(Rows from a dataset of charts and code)
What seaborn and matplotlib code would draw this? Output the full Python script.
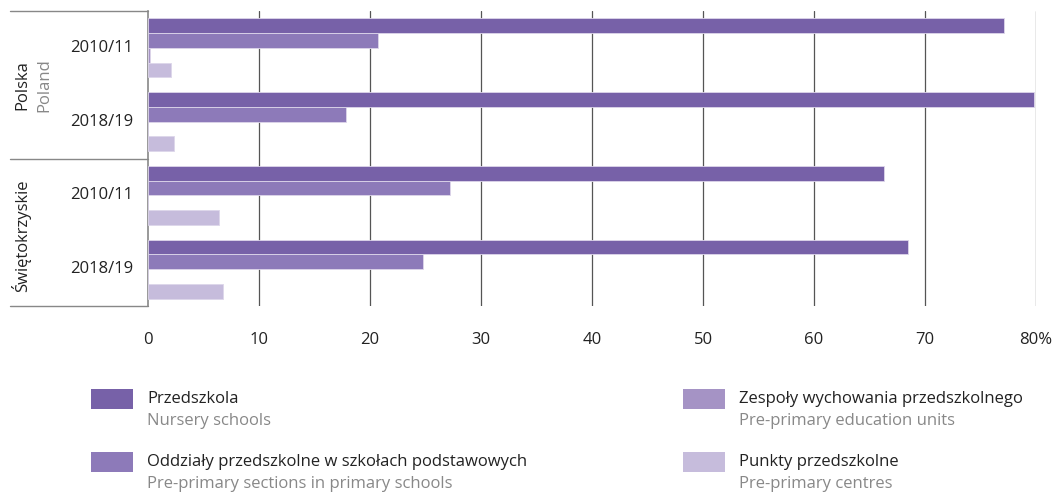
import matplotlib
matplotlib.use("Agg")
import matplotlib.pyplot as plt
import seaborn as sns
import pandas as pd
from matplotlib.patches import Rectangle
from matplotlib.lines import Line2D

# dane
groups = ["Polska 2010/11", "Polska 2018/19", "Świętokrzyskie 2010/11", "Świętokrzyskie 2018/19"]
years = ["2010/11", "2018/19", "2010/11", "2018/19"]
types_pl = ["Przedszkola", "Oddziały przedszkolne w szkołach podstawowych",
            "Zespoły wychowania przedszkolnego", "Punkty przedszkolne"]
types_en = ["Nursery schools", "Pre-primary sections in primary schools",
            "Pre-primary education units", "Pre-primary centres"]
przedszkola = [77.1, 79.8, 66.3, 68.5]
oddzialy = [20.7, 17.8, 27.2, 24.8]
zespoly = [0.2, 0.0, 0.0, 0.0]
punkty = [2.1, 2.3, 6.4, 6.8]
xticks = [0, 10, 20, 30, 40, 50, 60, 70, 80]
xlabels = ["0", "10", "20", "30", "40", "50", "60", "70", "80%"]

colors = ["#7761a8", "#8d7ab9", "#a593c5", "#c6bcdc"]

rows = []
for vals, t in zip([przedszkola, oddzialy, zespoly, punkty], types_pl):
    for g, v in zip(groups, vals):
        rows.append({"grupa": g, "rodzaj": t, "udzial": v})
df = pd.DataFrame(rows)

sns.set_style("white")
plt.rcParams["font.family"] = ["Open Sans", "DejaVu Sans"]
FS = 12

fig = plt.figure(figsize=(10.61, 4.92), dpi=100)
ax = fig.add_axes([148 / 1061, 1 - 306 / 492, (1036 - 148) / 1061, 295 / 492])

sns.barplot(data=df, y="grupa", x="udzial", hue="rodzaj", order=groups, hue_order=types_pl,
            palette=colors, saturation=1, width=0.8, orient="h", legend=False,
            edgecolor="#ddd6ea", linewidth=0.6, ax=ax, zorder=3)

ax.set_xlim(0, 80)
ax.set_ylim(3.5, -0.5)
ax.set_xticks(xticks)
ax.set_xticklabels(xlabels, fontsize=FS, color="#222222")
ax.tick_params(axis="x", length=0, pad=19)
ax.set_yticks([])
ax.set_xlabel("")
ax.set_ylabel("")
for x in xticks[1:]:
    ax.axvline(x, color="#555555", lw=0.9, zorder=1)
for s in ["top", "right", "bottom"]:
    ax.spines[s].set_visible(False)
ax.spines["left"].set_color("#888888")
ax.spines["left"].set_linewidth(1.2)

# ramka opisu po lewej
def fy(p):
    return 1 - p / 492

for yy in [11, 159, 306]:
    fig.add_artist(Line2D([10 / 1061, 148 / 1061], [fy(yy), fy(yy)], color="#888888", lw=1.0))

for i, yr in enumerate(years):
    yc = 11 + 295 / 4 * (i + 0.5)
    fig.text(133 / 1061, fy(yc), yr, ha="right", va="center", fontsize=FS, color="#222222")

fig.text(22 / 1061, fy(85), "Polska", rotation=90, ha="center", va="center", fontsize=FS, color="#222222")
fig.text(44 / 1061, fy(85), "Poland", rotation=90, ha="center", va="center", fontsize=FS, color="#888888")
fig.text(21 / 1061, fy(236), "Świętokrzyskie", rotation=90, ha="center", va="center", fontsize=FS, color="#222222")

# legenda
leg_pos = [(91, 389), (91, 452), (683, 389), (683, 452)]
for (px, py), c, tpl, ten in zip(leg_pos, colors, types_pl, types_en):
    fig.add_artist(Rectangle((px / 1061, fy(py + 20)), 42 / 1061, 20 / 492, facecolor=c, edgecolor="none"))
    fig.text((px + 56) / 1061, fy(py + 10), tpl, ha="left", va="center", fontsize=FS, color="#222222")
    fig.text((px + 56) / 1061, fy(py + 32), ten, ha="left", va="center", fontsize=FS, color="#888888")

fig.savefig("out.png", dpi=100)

==

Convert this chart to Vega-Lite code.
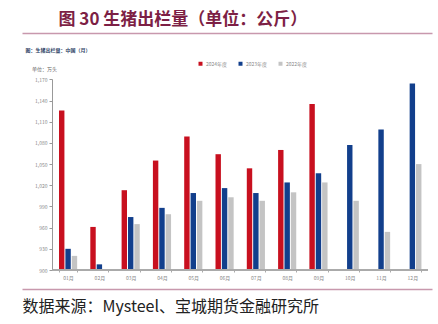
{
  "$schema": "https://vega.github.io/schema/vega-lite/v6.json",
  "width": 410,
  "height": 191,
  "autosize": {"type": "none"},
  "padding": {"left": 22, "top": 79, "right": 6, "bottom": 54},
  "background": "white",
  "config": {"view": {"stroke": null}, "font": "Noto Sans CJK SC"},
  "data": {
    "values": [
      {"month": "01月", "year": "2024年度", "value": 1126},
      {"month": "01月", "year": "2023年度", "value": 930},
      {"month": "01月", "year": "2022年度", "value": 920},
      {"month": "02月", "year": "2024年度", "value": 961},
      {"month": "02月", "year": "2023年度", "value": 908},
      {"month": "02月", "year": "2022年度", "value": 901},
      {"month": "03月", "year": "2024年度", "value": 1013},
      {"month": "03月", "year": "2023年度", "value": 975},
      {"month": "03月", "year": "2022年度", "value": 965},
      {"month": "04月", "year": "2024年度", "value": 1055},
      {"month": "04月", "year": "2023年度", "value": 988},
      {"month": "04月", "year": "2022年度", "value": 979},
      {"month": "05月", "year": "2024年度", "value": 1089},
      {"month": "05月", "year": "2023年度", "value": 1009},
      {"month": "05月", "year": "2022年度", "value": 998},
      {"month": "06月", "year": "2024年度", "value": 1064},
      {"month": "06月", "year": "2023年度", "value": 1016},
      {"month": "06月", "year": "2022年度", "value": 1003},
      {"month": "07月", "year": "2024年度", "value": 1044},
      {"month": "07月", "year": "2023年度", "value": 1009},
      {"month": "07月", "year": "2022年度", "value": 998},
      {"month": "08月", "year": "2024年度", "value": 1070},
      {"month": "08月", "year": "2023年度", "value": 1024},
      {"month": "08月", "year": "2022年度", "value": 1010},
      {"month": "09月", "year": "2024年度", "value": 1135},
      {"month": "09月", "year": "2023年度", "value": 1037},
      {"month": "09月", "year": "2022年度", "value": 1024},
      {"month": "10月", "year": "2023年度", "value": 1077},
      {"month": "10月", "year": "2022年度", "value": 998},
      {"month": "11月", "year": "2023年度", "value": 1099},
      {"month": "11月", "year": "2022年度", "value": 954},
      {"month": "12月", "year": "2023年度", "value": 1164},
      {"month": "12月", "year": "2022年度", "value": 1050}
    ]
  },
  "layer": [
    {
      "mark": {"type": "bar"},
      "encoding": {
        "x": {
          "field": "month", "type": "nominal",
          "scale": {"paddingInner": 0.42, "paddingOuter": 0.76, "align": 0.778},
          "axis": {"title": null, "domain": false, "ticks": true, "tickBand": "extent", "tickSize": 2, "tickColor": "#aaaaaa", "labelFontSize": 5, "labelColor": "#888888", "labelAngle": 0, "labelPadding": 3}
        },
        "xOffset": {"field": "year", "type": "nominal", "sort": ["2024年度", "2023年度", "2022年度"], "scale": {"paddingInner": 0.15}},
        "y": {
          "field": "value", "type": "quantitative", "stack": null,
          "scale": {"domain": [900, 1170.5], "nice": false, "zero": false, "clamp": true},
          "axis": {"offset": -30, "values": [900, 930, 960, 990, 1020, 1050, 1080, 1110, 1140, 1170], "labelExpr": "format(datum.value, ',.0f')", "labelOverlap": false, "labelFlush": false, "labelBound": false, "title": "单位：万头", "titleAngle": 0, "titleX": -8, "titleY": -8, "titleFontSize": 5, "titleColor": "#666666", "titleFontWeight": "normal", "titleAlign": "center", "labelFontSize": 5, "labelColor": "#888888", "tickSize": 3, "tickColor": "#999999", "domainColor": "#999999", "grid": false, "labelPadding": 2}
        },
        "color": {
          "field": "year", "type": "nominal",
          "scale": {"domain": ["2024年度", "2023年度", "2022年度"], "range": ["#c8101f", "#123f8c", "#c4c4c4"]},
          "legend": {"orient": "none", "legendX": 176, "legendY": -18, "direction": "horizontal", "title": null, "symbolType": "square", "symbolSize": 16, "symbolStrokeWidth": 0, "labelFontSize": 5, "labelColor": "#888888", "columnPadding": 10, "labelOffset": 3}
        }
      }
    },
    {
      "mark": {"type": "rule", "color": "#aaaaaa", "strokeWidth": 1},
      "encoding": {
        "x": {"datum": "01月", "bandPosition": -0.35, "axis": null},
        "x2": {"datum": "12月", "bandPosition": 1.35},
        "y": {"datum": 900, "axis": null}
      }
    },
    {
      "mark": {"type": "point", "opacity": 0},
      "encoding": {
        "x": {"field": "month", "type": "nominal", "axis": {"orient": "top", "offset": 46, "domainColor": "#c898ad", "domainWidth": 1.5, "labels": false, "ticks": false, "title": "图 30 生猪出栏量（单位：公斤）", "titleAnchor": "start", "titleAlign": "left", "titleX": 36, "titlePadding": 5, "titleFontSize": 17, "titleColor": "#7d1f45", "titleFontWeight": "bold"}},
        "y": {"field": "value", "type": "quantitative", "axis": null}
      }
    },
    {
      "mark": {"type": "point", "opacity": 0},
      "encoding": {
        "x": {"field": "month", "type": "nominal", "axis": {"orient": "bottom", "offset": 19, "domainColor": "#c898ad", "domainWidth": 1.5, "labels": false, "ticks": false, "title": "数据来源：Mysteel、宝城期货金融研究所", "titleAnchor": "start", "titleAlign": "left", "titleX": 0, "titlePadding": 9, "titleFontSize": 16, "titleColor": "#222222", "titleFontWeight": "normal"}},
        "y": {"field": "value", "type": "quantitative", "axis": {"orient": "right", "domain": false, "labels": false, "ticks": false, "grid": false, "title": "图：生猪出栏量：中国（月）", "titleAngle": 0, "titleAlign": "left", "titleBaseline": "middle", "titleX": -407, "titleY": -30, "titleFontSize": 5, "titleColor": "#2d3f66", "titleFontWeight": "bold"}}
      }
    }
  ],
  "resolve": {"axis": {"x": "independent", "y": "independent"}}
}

--

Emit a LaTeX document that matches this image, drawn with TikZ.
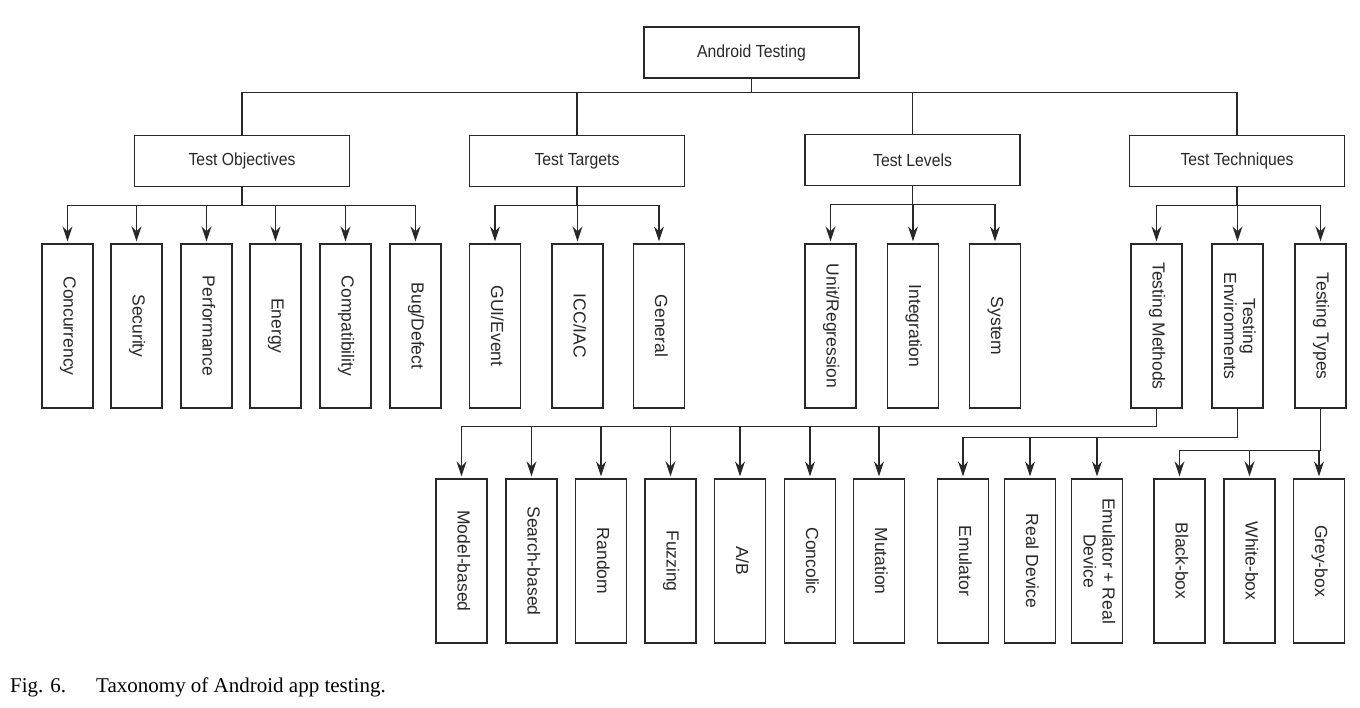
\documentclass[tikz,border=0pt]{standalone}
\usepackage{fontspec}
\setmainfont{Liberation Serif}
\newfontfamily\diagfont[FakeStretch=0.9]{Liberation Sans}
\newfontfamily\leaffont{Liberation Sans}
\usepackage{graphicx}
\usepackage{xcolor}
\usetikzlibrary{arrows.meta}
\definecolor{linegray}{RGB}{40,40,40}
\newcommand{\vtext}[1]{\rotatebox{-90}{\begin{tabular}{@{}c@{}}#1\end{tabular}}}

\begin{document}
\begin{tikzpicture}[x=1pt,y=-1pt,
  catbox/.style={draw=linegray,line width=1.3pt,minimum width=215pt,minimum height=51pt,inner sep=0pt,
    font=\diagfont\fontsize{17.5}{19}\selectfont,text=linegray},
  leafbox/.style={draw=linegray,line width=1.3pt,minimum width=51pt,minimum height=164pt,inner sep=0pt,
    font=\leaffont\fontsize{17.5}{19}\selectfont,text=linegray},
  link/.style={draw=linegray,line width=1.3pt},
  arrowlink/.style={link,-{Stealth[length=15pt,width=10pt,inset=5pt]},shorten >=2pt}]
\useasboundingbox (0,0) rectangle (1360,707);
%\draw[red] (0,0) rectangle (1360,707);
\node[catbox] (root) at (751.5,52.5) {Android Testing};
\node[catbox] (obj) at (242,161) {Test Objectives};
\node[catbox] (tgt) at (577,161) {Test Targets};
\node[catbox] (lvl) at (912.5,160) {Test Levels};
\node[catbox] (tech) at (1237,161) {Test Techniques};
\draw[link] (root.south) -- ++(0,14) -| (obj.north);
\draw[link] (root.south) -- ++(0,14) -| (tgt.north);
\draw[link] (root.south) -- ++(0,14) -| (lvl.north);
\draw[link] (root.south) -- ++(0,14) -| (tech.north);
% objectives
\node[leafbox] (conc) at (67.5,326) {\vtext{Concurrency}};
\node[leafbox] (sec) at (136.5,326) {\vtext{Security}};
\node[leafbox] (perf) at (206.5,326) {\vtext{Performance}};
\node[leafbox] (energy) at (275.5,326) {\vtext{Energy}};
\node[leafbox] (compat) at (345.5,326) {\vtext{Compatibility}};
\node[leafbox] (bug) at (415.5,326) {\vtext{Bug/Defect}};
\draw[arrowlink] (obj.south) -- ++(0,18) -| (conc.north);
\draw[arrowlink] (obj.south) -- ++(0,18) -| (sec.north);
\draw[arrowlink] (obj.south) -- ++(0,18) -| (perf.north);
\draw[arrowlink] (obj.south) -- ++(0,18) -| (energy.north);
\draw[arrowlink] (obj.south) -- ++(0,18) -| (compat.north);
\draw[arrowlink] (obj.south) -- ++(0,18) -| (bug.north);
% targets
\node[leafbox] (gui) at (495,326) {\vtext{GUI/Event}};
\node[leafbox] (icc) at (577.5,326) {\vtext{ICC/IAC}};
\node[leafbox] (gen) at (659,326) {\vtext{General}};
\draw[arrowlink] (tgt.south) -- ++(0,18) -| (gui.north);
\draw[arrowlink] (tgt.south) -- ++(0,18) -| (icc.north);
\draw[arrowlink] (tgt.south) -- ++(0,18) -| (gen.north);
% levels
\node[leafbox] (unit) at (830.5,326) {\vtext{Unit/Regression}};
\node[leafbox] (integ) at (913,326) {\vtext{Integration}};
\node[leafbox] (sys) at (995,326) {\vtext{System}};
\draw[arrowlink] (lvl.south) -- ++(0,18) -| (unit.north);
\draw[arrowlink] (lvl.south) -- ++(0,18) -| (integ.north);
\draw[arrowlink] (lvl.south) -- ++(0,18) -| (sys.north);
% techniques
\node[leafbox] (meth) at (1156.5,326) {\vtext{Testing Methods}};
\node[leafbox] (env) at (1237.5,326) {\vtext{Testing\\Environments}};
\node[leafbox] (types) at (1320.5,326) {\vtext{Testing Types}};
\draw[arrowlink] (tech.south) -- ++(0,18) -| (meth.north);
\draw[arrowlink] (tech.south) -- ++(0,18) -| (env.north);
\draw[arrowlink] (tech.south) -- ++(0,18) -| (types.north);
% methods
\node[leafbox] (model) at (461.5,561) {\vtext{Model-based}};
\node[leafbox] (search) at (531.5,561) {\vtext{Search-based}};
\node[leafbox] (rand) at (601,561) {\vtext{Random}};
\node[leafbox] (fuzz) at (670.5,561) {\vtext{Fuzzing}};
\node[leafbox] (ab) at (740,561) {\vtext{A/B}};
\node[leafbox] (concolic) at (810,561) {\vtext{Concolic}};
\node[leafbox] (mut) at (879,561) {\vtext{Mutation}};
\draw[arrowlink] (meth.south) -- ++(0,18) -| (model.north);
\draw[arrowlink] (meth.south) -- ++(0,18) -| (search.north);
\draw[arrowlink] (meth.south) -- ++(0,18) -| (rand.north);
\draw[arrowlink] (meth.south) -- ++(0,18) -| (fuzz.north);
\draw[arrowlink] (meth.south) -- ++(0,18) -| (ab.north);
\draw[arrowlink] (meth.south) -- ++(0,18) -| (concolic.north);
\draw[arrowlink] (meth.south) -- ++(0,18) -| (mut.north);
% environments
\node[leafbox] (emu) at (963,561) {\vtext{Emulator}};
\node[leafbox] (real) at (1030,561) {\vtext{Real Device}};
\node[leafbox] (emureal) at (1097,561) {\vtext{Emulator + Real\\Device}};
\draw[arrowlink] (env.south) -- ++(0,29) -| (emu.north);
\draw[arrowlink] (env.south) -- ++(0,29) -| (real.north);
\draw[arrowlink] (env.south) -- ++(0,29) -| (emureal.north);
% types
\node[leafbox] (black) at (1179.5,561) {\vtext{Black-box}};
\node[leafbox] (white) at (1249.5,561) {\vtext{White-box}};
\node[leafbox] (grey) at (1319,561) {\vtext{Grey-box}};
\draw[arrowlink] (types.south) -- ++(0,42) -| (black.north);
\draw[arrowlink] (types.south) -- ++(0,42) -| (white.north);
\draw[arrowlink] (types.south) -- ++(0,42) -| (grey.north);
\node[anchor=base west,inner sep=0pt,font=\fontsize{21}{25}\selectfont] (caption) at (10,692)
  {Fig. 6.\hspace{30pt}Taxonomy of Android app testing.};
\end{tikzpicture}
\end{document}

REQUIREMENT:
Pictures excluded, give again exactly and only the lines of the material above from the line with "What seaborn and" through the line with "from matplotlib.lines import Line2D".

TASK OUTPUT:
What seaborn and matplotlib code would draw this? Output the full Python script.
import matplotlib
matplotlib.use("Agg")
import matplotlib.pyplot as plt
import seaborn as sns
import pandas as pd
from matplotlib.patches import Rectangle
from matplotlib.lines import Line2D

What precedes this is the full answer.